Aus Anlass der Seligsprechung hatte in der Pfalzgrafenstadt als Gründungsstätte der Kongregation eine Festwoche – organisiert von der Pfarrgemeinde – stattgefunden. Ein Festgottesdienst am 8. Dezember bildete den Abschluss der Feierlichkeiten. Im feierlichen Kirchenzug wurde dabei eine Statue der Seligen vom Kloster zur Pfarrkirche übertragen und dort von Weihbischof Vinzenz Guggenberger gesegnet. In seiner Predigt stellte er fest, dass sich Karolina Gerhardinger verpflichtet fühlte, „ihre ganze Kraft in den Dienst dieses Werkes zu stellen und dadurch den Willen Gottes zu erfüllen“. Das Abbild der Seligen befindet sich an einer Säule in der Alten Kirche. Im Anschluss an den Festgottesdienst eröffnete im Turnsaal des Klosters eine Ausstellung über Leben und Werk von Mutter Theresia.
Sein Neunburger Gründungshaus liegt dem Orden der Armen Schulschwestern nach wie vor am Herzen: Nach umfassenden Umbauten in den vergangenen Jahren und der Etablierung von Schülerhort und Kinderkrippe, firmiert das Gebäude, zu dem auch ein Kindergarten mit fünf Gruppen gehört, mittlerweile als „Theresia-Gerhardinger-Haus“.

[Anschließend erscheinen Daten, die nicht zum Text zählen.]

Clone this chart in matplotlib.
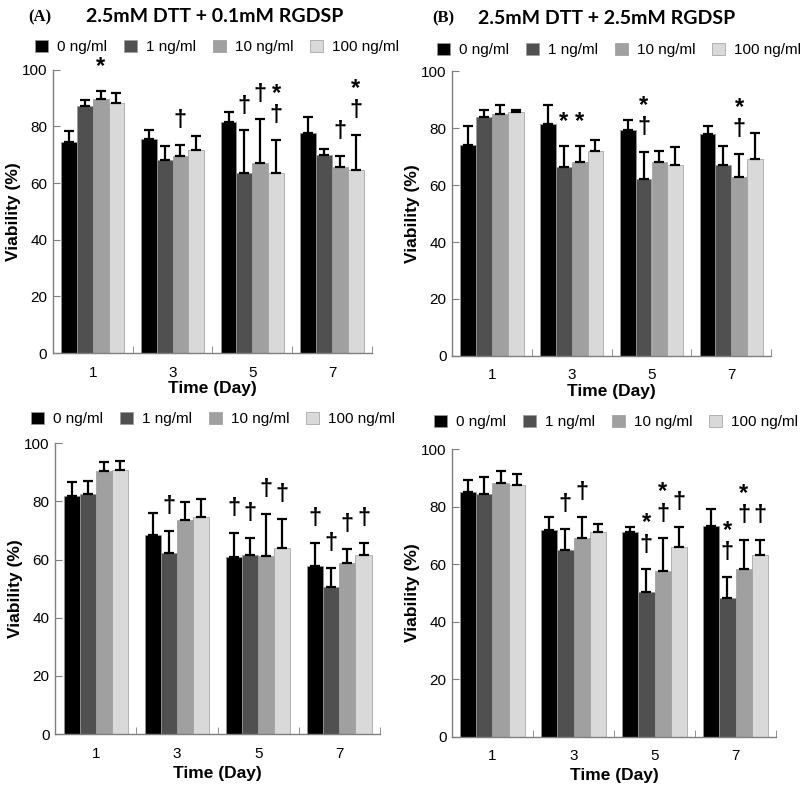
import numpy as np
import matplotlib
matplotlib.use('Agg')
import matplotlib.pyplot as plt
from matplotlib.patches import Patch

plt.rcParams['font.family'] = ['Liberation Sans', 'DejaVu Sans']

# ---- data ----
days = ['1', '3', '5', '7']
conc_labels = ['0 ng/ml', '1 ng/ml', '10 ng/ml', '100 ng/ml']
colors = ['#000000', '#505050', '#a0a0a0', '#d9d9d9']

# rows = concentration, columns = day
A_mean = [[74.5, 75.5, 81.5, 77.8],
          [87.3, 68.3, 63.4, 69.9],
          [89.6, 69.5, 67.2, 65.6],
          [88.3, 71.6, 63.6, 64.6]]
A_err = [[3.9, 3.1, 3.5, 5.6],
         [2.2, 4.7, 15.2, 2.3],
         [3.1, 4.1, 15.5, 4.1],
         [3.5, 5.2, 11.7, 12.4]]

B_mean = [[74.1, 81.5, 79.5, 77.8],
          [84.0, 66.3, 62.1, 67.1],
          [84.8, 68.0, 68.0, 62.7],
          [85.8, 71.9, 67.1, 69.1]]
B_err = [[6.6, 6.7, 3.5, 2.8],
         [2.5, 7.4, 9.6, 6.7],
         [3.5, 5.9, 4.0, 8.3],
         [0.6, 4.1, 6.3, 9.2]]

C_mean = [[81.9, 68.5, 60.9, 57.8],
          [82.7, 62.3, 61.6, 50.5],
          [90.5, 73.8, 61.3, 58.7],
          [90.8, 74.8, 63.9, 61.6]]
C_err = [[4.9, 7.4, 8.1, 8.0],
         [4.4, 7.6, 5.9, 6.7],
         [3.0, 6.0, 14.3, 4.8],
         [3.2, 6.0, 10.0, 4.0]]

D_mean = [[85.3, 71.9, 71.2, 73.3],
          [84.4, 65.0, 50.5, 48.4],
          [88.4, 69.0, 57.7, 58.2],
          [87.5, 71.3, 66.1, 63.2]]
D_err = [[4.0, 4.4, 1.9, 5.9],
         [6.1, 7.2, 7.7, 7.3],
         [4.1, 7.5, 11.3, 10.2],
         [3.9, 2.9, 6.8, 5.2]]

# significance marks: (day index, concentration index, text)
A_marks = [(0, 2, '*'), (1, 2, '†'), (2, 1, '†'), (2, 2, '†'), (2, 3, '*\n†'),
           (3, 2, '†'), (3, 3, '*\n†')]
B_marks = [(1, 1, '*'), (1, 2, '*'), (2, 1, '*\n†'), (3, 2, '*\n†')]
C_marks = [(1, 1, '†'), (2, 0, '†'), (2, 1, '†'), (2, 2, '†'), (2, 3, '†'),
           (3, 0, '†'), (3, 1, '†'), (3, 2, '†'), (3, 3, '†')]
D_marks = [(1, 1, '†'), (1, 2, '†'), (2, 1, '*\n†'), (2, 2, '*\n†'), (2, 3, '†'),
           (3, 1, '*\n†'), (3, 2, '*\n†'), (3, 3, '†')]

W, H = 800, 791
fig = plt.figure(figsize=(8, 7.91), dpi=100)

bar_w = 0.198


def panel(rect, mean, err, marks, legend_xy, xlab_y):
    ax = fig.add_axes(rect)
    x = np.arange(len(days)) + 0.5
    for i in range(len(conc_labels)):
        xs = x + (i - 1.5) * bar_w
        m = np.array(mean[i])
        e = np.array(err[i])
        ax.bar(xs, m, width=bar_w, color=colors[i], edgecolor='#9a9a9a', linewidth=0.5, zorder=2)
        ax.errorbar(xs, m, yerr=[np.zeros_like(e), e], fmt='none', ecolor='black',
                    elinewidth=1.6, capsize=3.5, capthick=1.6, zorder=3)
    for d, c, txt in marks:
        xm = x[d] + (c - 1.5) * bar_w
        ym = mean[c][d] + err[c][d] + 4.5
        ax.text(xm, ym, txt, ha='center', va='bottom', fontsize=17, fontweight='bold',
                linespacing=0.95, zorder=4)
    ax.set_xlim(0, 4)
    ax.set_ylim(0, 100)
    ax.set_yticks(range(0, 101, 20))
    ax.set_xticks(x)
    ax.set_xticklabels(days, fontsize=11)
    ax.set_xticks([1, 2, 3, 4], minor=True)
    ax.tick_params(axis='x', which='major', length=0, pad=9)
    ax.tick_params(axis='x', which='minor', direction='in', length=5, color='#7f7f7f')
    ax.tick_params(axis='y', direction='in', length=5, color='#7f7f7f', labelsize=11, pad=4)
    for s in ['top', 'right']:
        ax.spines[s].set_visible(False)
    for s in ['left', 'bottom']:
        ax.spines[s].set_color('#7f7f7f')
        ax.spines[s].set_linewidth(1.0)
    ax.set_ylabel('Viability (%)', fontsize=12.5, fontweight='bold')
    ax.yaxis.set_label_coords(-0.10, 0.5)
    ax.set_xlabel('Time (Day)', fontsize=12.5, fontweight='bold')
    ax.xaxis.set_label_coords(0.5, xlab_y)
    handles = [Patch(facecolor=colors[i], edgecolor='#9a9a9a', linewidth=0.5) for i in range(4)]
    fig.legend(handles, conc_labels, loc='center', ncol=4, frameon=False,
               bbox_to_anchor=(legend_xy[0] / W, 1 - legend_xy[1] / H),
               bbox_transform=fig.transFigure, fontsize=11,
               handlelength=0.85, handleheight=0.85, handletextpad=0.6,
               columnspacing=1.1)
    return ax


panel([0.066, 0.5537, 0.399, 0.358], A_mean, A_err, A_marks, (217, 47), -0.10)
panel([0.565, 0.550, 0.399, 0.360], B_mean, B_err, B_marks, (619, 50), -0.10)
panel([0.069, 0.072, 0.406, 0.3675], C_mean, C_err, C_marks, (213, 419), -0.11)
panel([0.565, 0.0686, 0.405, 0.3633], D_mean, D_err, D_marks, (616, 422), -0.11)

fig.text(40 / W, 1 - 17 / H, '(A)', ha='center', va='center', fontsize=12,
         fontweight='bold', family='Liberation Serif')
fig.text(215 / W, 1 - 17 / H, '2.5mM DTT + 0.1mM RGDSP', ha='center', va='center',
         fontsize=14, fontweight='bold', family='Lato')
fig.text(443 / W, 1 - 18 / H, '(B)', ha='center', va='center', fontsize=12,
         fontweight='bold', family='Liberation Serif')
fig.text(607 / W, 1 - 18 / H, '2.5mM DTT + 2.5mM RGDSP', ha='center', va='center',
         fontsize=14, fontweight='bold', family='Lato')

plt.savefig('out.png', dpi=100)
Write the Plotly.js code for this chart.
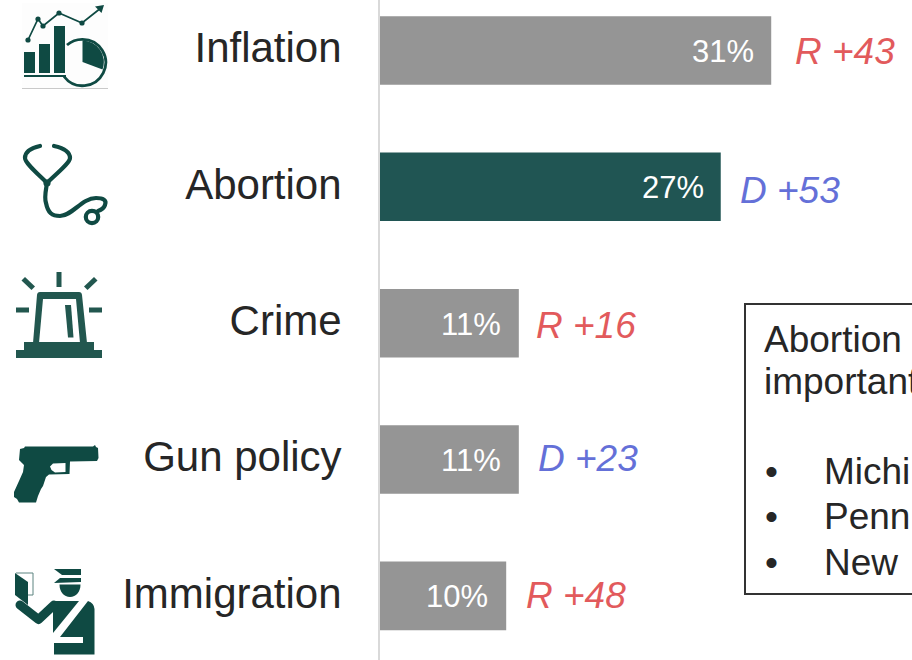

300 Zeugen und 130 Pfund beglaubigte Urkunden
Am 17. November 1985 wurde Maria Theresia von Jesu Gerhardinger in Rom selig gesprochen. Wie viel Aufwand hinter einem solchen Prozess steckt, hatte die "Münchener Katholische Kirchenzeitung" damals in einem Sonderdruck erläutert. Verfasser des Artikels war Christian Feldmann.
- Bitte beim Papst: Als erstes hatte sich 1920 der Katholische Frauenbund Bayern für die Seligsprechung Gerhardingers eingesetzt. Bei einer Pilgerfahrt nach Rom 1925 wurde Papst Pius XI. eine entsprechende Bitte vorgetragen. Aber auch die Schulschwestern selbst hatten sich diesbezüglich an den Münchner Kardinal Michael von Faulhaber gewandt.
- Umfassende Prüfung: Bis zum Abschluss des Seligsprechungsprozesses sollten insgesamt 65 Jahre vergehen. Die Kirche nimmt so ein Verfahren sehr ernst und erforscht das ganze Leben eines „Kandidaten“. Bei Gerhardinger wurden 6741 Blätter aus ihren Schriftstücken wortgetreu abgeschrieben. Die jeweils notariell beglaubigten Urkunden hatten ein Gesamtgewicht von 130 Pfund und waren in 42 Bündeln zusammengefasst. Dazu kam noch ein Protokoll mit 1095 doppelseitig beschriebenen Blättern. Auch 300 Zeugen wurden vernommen, die zum Teil die Ordensfrau noch persönlich gekannt hatten.
- Gebetserhörungen dokumentiert: Die Kirchenzeitung schreibt auch über Gebetserhörungen auf Fürbitte von Mutter Theresia, sogenannte „wunderbare Heilungen“ seien nachgewiesen worden. So sei die brasilianische Schwester Tecla Medeiros nach einem Gebet zu Gerhardinger von einer bösartigen Lymphknotenerkrankung geheilt worden. Fünf Ärzte stellten in einem Gutachten fest, die erfolgte Heilung sei "vom medizinischen Standpunkt aus unerklärlich".